■ **EXERCISE BRIEF**: Check each line of the material below for "this", then copy the ones that contain it.

============================================================

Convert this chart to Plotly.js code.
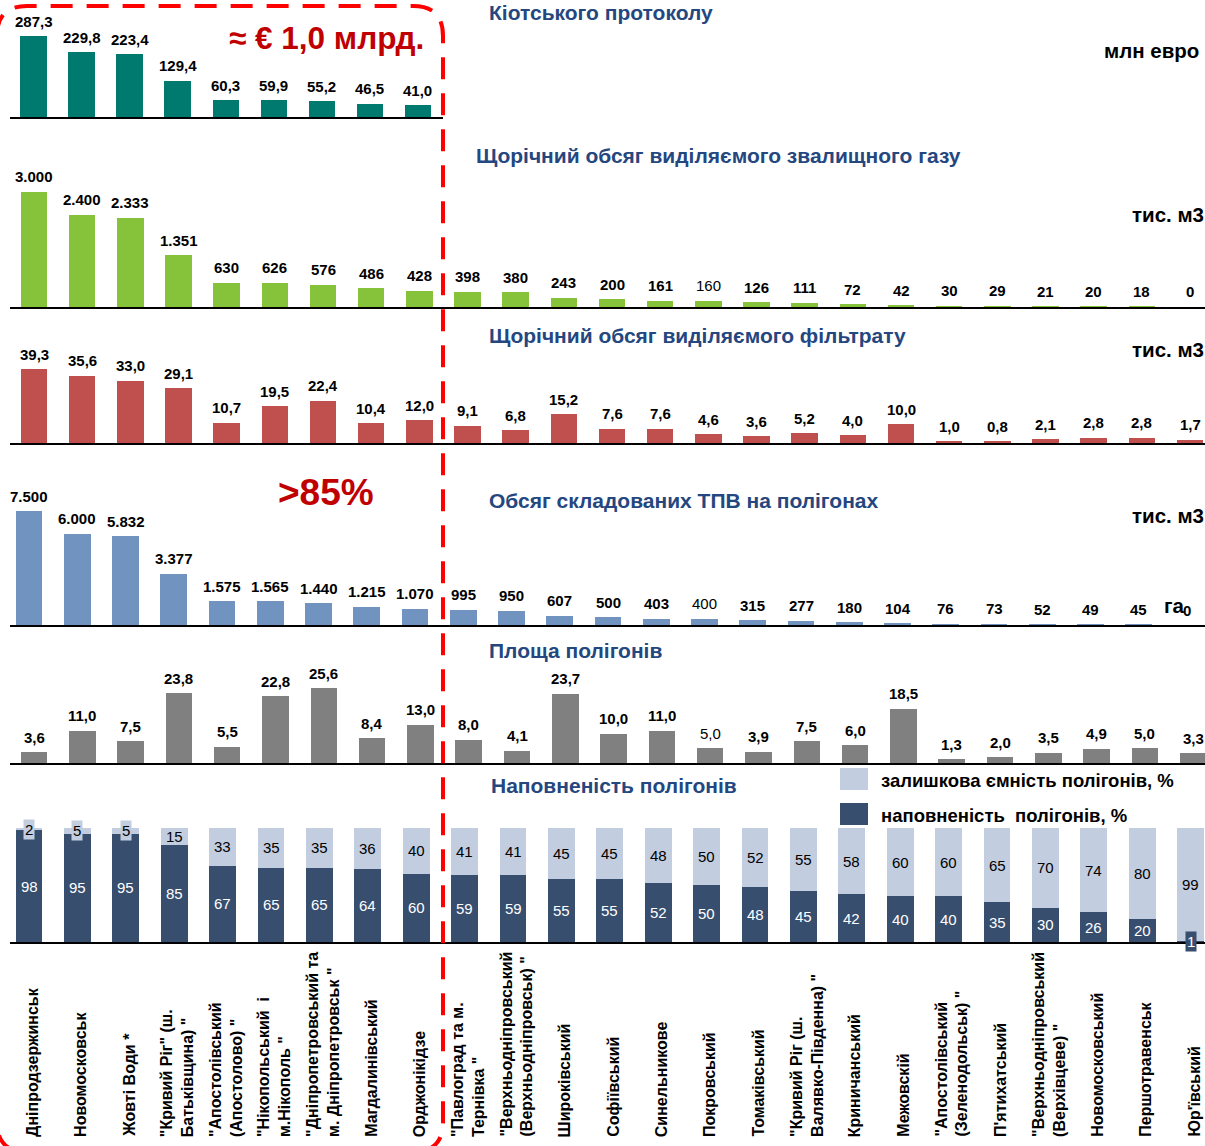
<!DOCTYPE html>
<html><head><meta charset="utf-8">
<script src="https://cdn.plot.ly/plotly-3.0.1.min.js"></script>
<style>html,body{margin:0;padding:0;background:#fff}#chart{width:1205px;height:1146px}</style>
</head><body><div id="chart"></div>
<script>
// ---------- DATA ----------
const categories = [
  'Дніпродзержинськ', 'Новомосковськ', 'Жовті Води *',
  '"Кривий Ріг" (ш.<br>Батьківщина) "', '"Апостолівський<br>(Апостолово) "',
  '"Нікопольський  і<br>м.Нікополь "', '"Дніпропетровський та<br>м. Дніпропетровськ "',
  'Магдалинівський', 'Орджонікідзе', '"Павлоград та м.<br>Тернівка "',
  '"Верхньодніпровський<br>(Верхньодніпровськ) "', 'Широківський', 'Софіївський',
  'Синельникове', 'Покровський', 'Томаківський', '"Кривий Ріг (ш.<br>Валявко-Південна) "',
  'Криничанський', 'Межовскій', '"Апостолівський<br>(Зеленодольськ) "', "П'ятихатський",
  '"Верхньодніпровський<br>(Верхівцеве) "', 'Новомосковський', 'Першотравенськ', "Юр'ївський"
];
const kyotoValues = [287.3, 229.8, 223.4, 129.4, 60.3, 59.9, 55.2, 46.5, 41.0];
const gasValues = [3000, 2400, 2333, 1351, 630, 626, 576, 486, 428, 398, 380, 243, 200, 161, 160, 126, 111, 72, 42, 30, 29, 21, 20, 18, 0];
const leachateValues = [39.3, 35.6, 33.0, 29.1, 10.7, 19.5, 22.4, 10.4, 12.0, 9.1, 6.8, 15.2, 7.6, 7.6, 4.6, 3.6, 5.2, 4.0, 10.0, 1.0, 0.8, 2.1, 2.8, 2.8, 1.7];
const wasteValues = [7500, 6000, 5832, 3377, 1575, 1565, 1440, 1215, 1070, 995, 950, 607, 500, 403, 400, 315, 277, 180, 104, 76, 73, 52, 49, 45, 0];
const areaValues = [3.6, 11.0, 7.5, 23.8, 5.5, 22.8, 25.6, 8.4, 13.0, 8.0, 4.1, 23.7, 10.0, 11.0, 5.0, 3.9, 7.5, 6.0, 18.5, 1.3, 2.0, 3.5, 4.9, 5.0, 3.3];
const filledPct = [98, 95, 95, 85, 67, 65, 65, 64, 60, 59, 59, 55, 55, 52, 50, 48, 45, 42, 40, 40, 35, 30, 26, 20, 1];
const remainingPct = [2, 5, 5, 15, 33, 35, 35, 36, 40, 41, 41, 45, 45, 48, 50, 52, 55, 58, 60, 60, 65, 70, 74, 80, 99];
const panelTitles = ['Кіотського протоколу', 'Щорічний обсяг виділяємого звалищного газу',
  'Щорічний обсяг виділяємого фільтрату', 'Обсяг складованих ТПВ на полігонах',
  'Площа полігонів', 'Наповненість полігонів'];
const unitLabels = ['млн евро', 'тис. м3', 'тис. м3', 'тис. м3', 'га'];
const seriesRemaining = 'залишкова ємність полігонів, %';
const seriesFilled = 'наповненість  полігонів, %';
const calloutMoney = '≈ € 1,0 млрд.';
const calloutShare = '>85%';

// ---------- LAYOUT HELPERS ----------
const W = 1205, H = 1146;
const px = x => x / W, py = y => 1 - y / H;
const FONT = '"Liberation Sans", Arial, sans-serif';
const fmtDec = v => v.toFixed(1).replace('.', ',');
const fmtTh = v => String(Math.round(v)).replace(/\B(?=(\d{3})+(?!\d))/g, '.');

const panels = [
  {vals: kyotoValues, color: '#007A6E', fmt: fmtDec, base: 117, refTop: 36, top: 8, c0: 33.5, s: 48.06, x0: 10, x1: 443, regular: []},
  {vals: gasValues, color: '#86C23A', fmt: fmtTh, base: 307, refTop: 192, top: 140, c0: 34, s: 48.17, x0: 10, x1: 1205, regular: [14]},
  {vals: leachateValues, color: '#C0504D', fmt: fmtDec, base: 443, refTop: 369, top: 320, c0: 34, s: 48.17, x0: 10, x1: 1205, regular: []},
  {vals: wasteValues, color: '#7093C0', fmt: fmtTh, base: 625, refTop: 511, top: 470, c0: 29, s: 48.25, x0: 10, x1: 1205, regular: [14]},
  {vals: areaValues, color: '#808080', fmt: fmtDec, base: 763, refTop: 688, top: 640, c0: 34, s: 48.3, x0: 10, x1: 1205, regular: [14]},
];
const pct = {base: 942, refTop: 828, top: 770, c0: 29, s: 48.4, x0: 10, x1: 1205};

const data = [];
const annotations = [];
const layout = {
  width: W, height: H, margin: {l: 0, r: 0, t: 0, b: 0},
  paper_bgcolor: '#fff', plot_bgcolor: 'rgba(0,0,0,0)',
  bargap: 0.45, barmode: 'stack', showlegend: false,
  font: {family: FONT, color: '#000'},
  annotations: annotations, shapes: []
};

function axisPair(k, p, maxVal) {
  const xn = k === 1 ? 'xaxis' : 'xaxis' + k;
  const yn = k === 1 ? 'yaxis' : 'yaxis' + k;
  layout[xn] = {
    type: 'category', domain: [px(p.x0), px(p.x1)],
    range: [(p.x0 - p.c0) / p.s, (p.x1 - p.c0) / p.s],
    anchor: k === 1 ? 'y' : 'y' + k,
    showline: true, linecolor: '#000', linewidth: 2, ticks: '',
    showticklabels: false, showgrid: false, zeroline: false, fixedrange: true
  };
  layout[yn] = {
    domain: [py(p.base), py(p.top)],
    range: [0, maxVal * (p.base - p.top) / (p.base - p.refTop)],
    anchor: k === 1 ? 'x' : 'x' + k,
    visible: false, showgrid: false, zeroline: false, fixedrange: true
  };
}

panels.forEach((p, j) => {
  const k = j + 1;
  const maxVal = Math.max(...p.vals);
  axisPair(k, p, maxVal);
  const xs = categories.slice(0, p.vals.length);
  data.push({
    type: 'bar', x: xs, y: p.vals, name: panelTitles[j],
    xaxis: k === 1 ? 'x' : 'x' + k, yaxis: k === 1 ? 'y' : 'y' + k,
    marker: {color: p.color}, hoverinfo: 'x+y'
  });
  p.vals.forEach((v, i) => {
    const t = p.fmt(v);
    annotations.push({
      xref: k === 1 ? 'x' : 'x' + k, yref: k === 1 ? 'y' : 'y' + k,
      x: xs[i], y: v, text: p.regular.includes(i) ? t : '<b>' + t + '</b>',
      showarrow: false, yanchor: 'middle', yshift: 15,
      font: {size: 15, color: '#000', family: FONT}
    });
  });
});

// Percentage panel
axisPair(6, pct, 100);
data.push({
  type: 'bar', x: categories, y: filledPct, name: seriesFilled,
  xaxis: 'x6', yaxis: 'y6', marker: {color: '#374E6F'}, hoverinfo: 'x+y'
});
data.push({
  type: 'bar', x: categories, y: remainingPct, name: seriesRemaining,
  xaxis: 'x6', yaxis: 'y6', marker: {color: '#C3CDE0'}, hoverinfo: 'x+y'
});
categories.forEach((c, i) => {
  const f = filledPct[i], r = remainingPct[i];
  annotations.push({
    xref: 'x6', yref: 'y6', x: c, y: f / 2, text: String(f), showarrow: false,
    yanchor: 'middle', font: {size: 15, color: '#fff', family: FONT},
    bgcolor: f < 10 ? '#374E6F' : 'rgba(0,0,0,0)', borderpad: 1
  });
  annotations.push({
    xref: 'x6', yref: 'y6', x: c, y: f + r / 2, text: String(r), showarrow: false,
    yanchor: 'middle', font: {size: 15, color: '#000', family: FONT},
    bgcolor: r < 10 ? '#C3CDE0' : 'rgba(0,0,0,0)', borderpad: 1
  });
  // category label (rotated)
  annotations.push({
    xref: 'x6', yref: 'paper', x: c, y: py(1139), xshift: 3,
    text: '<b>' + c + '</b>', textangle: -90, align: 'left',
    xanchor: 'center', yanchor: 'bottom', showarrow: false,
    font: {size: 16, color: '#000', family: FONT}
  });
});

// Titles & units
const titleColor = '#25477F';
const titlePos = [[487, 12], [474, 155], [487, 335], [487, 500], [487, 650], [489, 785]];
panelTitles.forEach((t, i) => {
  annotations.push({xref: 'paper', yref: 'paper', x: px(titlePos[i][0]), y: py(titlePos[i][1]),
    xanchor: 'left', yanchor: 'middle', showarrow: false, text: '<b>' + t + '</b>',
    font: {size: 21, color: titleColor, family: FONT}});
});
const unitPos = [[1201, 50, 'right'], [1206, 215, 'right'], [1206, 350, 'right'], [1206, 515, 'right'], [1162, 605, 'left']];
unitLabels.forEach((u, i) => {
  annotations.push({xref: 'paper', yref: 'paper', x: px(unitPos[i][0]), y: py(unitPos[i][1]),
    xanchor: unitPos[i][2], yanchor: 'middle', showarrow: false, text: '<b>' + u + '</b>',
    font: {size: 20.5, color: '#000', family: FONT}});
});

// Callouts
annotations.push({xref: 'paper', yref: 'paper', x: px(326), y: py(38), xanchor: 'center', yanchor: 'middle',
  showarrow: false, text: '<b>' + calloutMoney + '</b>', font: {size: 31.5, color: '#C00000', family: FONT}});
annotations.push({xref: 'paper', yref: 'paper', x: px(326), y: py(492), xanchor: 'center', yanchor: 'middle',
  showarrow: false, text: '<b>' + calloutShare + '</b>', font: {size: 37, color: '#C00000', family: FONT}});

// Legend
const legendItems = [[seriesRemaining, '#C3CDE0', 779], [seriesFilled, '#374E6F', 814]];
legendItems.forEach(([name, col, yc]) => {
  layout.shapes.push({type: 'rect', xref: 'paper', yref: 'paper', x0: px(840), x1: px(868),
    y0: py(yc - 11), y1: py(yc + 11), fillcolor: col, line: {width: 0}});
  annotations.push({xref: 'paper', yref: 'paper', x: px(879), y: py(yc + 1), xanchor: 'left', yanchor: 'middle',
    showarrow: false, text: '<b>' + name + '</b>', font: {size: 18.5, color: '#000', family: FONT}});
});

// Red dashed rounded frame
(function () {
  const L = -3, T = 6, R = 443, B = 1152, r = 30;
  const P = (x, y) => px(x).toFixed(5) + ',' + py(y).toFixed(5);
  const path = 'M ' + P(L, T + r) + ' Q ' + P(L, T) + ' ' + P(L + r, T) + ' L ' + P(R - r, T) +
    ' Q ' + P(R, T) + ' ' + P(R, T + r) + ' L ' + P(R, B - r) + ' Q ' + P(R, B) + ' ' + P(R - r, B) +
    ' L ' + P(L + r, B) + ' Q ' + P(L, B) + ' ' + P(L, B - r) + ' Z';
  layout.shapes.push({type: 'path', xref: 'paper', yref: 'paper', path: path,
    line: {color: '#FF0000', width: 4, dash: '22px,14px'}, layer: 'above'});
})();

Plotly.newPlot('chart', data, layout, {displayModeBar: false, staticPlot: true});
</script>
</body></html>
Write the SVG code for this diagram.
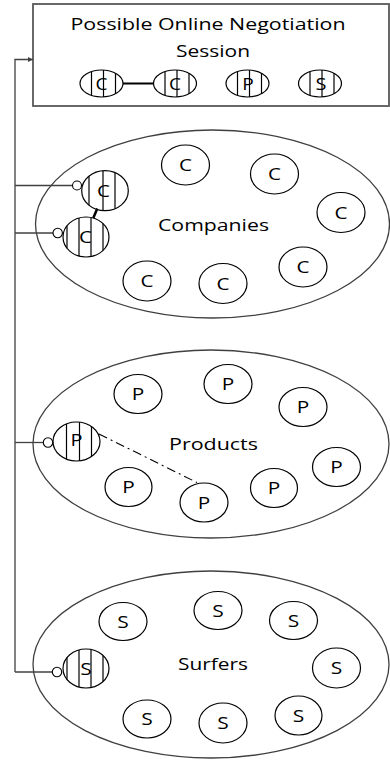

============================================================

■ **OUTPUT**:
Convert this chart to Plotly.js code.
Write the SVG code for this diagram.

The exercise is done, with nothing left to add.